EJF Capital is raising a targeted $500 million opportunity zone fund that has committed to two out-of-state projects so far. The projects include a hotel in Oakland, Calif., and a logistics warehouse facility in South Carolina.
“The areas that were in the designated opportunity zones provide really interesting investment opportunities from a real estate perspective,” says Wilson. “We do think the Northern Virginia multifamily housing area is a particularly interesting area because of the mismatch between demand and supply in workforce housing.”
Allagash Opportunity Zone Partners is another opportunity zone fund with Virginia ties that’s raising $500 million. The fund, which has offices in Ashburn and New York, is focusing on real estate deals.

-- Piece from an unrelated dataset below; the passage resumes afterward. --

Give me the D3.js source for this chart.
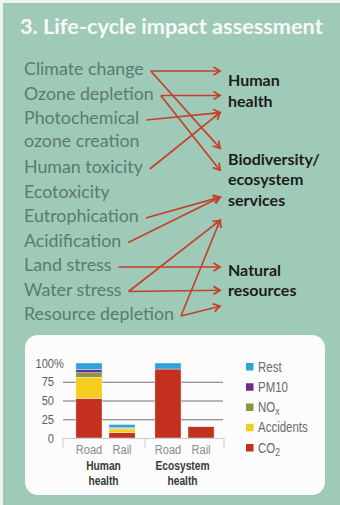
<!DOCTYPE html>
<html>
<head>
<meta charset="utf-8">
<script src="https://cdn.jsdelivr.net/npm/d3@7"></script>
<style>
	html, body { margin: 0; padding: 0; background: #eef4f1; }
	svg { display: block; }
</style>
</head>
<body>
<svg id="chart" width="340" height="505"></svg>
<script>
// --------------------------------------------------------------------
// data

const title = "3. Life-cycle impact assessment";

// impact categories, "\n" breaks a label over two lines
const categories = ["Climate change", "Ozone depletion", "Photochemical\nozone creation", "Human toxicity",
	"Ecotoxicity", "Eutrophication", "Acidification", "Land stress", "Water stress", "Resource depletion"];

const endpoints = ["Human\nhealth", "Biodiversity/\necosystem\nservices", "Natural\nresources"];

// [category, endpoint index, arrow head slot at that endpoint]
const links = [
	["Climate change", 0, 0],
	["Climate change", 1, 0],
	["Ozone depletion", 0, 1],
	["Ozone depletion", 1, 1],
	["Photochemical\nozone creation", 0, 2],
	["Human toxicity", 0, 2],
	["Eutrophication", 1, 2],
	["Acidification", 1, 2],
	["Land stress", 2, 0],
	["Water stress", 1, 3],
	["Water stress", 2, 1],
	["Resource depletion", 1, 3],
	["Resource depletion", 2, 2]
];

// small stacked bar chart
const groups = ["Human\nhealth", "Ecosystem\nhealth"];
const modes = ["Road", "Rail"];
const burdens = ["CO2", "Accidents", "NOx", "PM10", "Rest"];
// values per bar: human/road, human/rail, ecosystem/road, ecosystem/rail (%)
const co2 = [53, 7, 92, 15];
const accidents = [28, 5, 0, 0];
const nox = [6, 1, 0, 0];
const pm10 = [4, 1, 0, 0];
const rest = [9, 4, 8, 0];
const yTicks = [0, 25, 50, 75, 100];

// --------------------------------------------------------------------
// styles / layout

const bg = "#a0cab8", arrowRed = "#c3402d", labelGrey = "#5b7b6f";
const burdenColors = { CO2: "#c3301f", Accidents: "#f6cc1f", NOx: "#8e973d", PM10: "#6b2f8c", Rest: "#2ea3d6" };
const font = "Lato, 'Open Sans', sans-serif";
const narrow = "'Liberation Sans', Arial, sans-serif";
const squeeze = 0.82;	// no condensed face installed, so squeeze horizontally

// arrow head slots per endpoint, in label rows
const slotRows = [[0, 1, 1.7], [3.15, 4.05, 5.15, 6.1], [8, 8.95, 9.6]];
const endpointRows = [0.45, 3.67, 8.2];

const svg = d3.select("#chart");

function fitWidth(text, width) {
	const w = text.node().getComputedTextLength();
	const fs = parseFloat(text.attr("font-size"));
	text.attr("font-size", fs * width / w);
	return fs * width / w;
}

const at = (x, y) => `translate(${x},${y}) scale(${squeeze},1)`;

svg.append("rect")
	.attr("x", 3).attr("y", 3)
	.attr("width", 337).attr("height", 502)
	.attr("fill", bg);

const titleText = svg.append("text")
	.attr("x", 20).attr("y", 34)
	.attr("font-family", font)
	.attr("font-weight", 700)
	.attr("font-size", 20)
	.attr("fill", "#f7faf8")
	.text(title);
fitWidth(titleText, 303);

// --------------------------------------------------------------------
// left column and arrows

const rowY = d3.scaleLinear().domain([0, 10]).range([75, 320]);	// baselines
const centerY = r => rowY(r) - 4;

let row = 0;
const catRows = new Map();
categories.forEach(c => {
	catRows.set(c, row);
	row += c.split("\n").length;
});

const catG = svg.append("g")
	.attr("font-family", font)
	.attr("fill", labelGrey);

const catText = catG.selectAll("text")
	.data(categories)
	.join("text")
	.attr("x", 24)
	.attr("y", d => rowY(catRows.get(d)))
	.attr("font-size", 17);

catText.selectAll("tspan")
	.data(d => d.split("\n"))
	.join("tspan")
	.attr("x", 24)
	.attr("dy", (d, i) => i === 0 ? 0 : 23)
	.text(d => d);

// one common font size so that the longest label gets its width
const longest = catText.filter(d => d === "Resource depletion");
const catSize = fitWidth(longest, 150);
catText.attr("font-size", catSize);

const catEnd = new Map();
catText.each(function (d) {
	const first = d3.select(this).select("tspan").node();
	catEnd.set(d, 24 + first.getComputedTextLength());
});

const endX = 220, endLabelX = 228;

svg.append("defs").append("marker")
	.attr("id", "head")
	.attr("markerUnits", "userSpaceOnUse")
	.attr("viewBox", "-8 -5 10 10")
	.attr("refX", 0).attr("refY", 0)
	.attr("markerWidth", 10).attr("markerHeight", 10)
	.attr("orient", "auto")
	.append("path")
	.attr("d", "M-6.5,-4L0,0L-6.5,4")
	.attr("fill", "none")
	.attr("stroke", arrowRed)
	.attr("stroke-width", 1.8);

svg.append("g")
	.selectAll("line")
	.data(links)
	.join("line")
	.attr("x1", d => catEnd.get(d[0]) + 7)
	.attr("y1", d => centerY(catRows.get(d[0])))
	.attr("x2", endX)
	.attr("y2", d => centerY(slotRows[d[1]][d[2]]))
	.attr("stroke", arrowRed)
	.attr("stroke-width", 1.7)
	.attr("marker-end", "url(#head)");

const endText = svg.append("g")
	.attr("font-family", font)
	.attr("font-weight", 700)
	.attr("fill", "#1c1c1c")
	.selectAll("text")
	.data(endpoints)
	.join("text")
	.attr("x", endLabelX)
	.attr("y", (d, i) => rowY(endpointRows[i]))
	.attr("font-size", 15);

endText.selectAll("tspan")
	.data(d => d.split("\n"))
	.join("tspan")
	.attr("x", endLabelX)
	.attr("dy", (d, i) => i === 0 ? 0 : 20.5)
	.text(d => d);

const bio = endText.filter((d, i) => i === 1).select("tspan");
const endSize = fitWidth(bio, 100);
endText.attr("font-size", endSize);
bio.attr("font-size", null);

// --------------------------------------------------------------------
// bar chart panel

svg.append("rect")
	.attr("x", 25).attr("y", 335)
	.attr("width", 300).attr("height", 160)
	.attr("rx", 13)
	.attr("fill", "#fbfcfb");

const y = d3.scaleLinear().domain([0, 100]).range([438, 363]);

const xGroup = d3.scaleBand()
	.domain(groups)
	.range([66, 224]);

const xMode = d3.scaleBand()
	.domain(modes)
	.range([0, xGroup.bandwidth()])
	.paddingInner(0.21)
	.paddingOuter(0.3);

const table = [];
groups.forEach((g, gi) => modes.forEach((m, mi) => {
	const i = gi * modes.length + mi;
	table.push({ group: g, mode: m, CO2: co2[i], Accidents: accidents[i], NOx: nox[i], PM10: pm10[i], Rest: rest[i] });
}));

const series = d3.stack().keys(burdens)(table);

const plot = svg.append("g");

// grid lines
const [gx0, gx1] = xGroup.range();
plot.append("g")
	.attr("transform", `translate(${gx0 - 3},0)`)
	.call(d3.axisLeft(y)
		.tickValues(yTicks.filter(t => t > 0 && t < 100))
		.tickSizeInner(-(gx1 - gx0 + 2))
		.tickSizeOuter(0)
		.tickFormat(() => ""))
	.call(g => g.select(".domain").remove())
	.call(g => g.selectAll(".tick line").attr("stroke", "#707070").attr("stroke-width", 1));

// baseline and separators
const base = plot.append("g").attr("stroke", "#cacaca").attr("stroke-width", 1);
base.append("line")
	.attr("x1", gx0 - 3).attr("x2", gx1)
	.attr("y1", y(0) + 0.5).attr("y2", y(0) + 0.5);
base.selectAll("line.sep")
	.data([gx0 - 3, xGroup(groups[1]), gx1])
	.join("line")
	.attr("class", "sep")
	.attr("x1", d => d).attr("x2", d => d)
	.attr("y1", y(0)).attr("y2", y(0) + 10);

plot.append("g")
	.selectAll("g")
	.data(series)
	.join("g")
	.attr("fill", d => burdenColors[d.key])
	.selectAll("rect")
	.data(d => d.filter(p => p[1] > p[0]))
	.join("rect")
	.attr("x", d => xGroup(d.data.group) + xMode(d.data.mode))
	.attr("width", xMode.bandwidth())
	.attr("y", d => y(d[1]))
	.attr("height", d => y(d[0]) - y(d[1]))
	.attr("stroke", "#fbfcfb")
	.attr("stroke-width", 0.4);

// y labels
const yLab = plot.append("g")
	.attr("font-family", narrow)
	.attr("font-size", 13.5)
	.attr("fill", "#606060");
yLab.selectAll("text")
	.data(yTicks)
	.join("text")
	.attr("transform", d => at(54, y(d) + 4.5))
	.attr("text-anchor", "end")
	.text(d => d);
yLab.append("text")
	.attr("transform", at(54, y(100) + 4.5))
	.text("%");

// x labels
const xLab = plot.append("g").attr("font-family", narrow).attr("text-anchor", "middle");
xLab.selectAll("text.mode")
	.data(table)
	.join("text")
	.attr("class", "mode")
	.attr("transform", d => at(xGroup(d.group) + xMode(d.mode) + xMode.bandwidth() / 2, 454))
	.attr("font-size", 13.5)
	.attr("fill", "#8a8a8a")
	.text(d => d.mode);

// group labels, one text per line
xLab.selectAll("text.group")
	.data(groups.flatMap(g => g.split("\n").map((t, i) => ({ g, t, i }))))
	.join("text")
	.attr("class", "group")
	.attr("transform", d => at(xGroup(d.g) + xGroup.bandwidth() / 2 - 2, 470 + d.i * 14.5))
	.attr("font-size", 12.5)
	.attr("font-weight", 700)
	.attr("fill", "#3a3a3a")
	.text(d => d.t);

// legend
const legendKeys = burdens.slice().reverse();
const legendY = d3.scalePoint().domain(legendKeys).range([367, 448]);

const legend = svg.append("g")
	.attr("font-family", narrow)
	.attr("font-size", 14)
	.attr("fill", "#6a6a6a");

const item = legend.selectAll("g")
	.data(legendKeys)
	.join("g")
	.attr("transform", d => `translate(246,${legendY(d)})`);

item.append("rect")
	.attr("x", 0).attr("y", -4)
	.attr("width", 7.5).attr("height", 7.5)
	.attr("fill", d => burdenColors[d]);

const subs = { NOx: ["NO", "x"], CO2: ["CO", "2"] };
const itemText = item.append("text")
	.attr("transform", at(12, 4.5));
itemText.each(function (d) {
	const t = d3.select(this);
	if (subs[d]) {
		t.append("tspan").text(subs[d][0]);
		t.append("tspan").attr("dy", 3).attr("font-size", 10.5).text(subs[d][1]);
	} else {
		t.text(d);
	}
});
</script>
</body>
</html>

Tony Barkan, Allagash’s CEO and co-managing principal, says multifamily housing has been the darling of the institutional investment community for 20 years and should have compelling returns for opportunity-zone investors looking to protect their realized capital gains. Barkan says Allagash will focus on the mid-Atlantic region, with up to two-thirds of its portfolio expected to be based in Virginia.
The key for these deals is that they were already attractive to begin with, says Jamie Canup, a tax partner at the Hirschler law firm. The opportunity-zone tax benefits just give people on the fence about a deal more reason to move forward with it, Canup says.
“The tax benefits basically goose it up,” Canup says. “But if a deal isn’t interesting to begin with, then I think the tax benefits aren’t going to make it into a good deal.”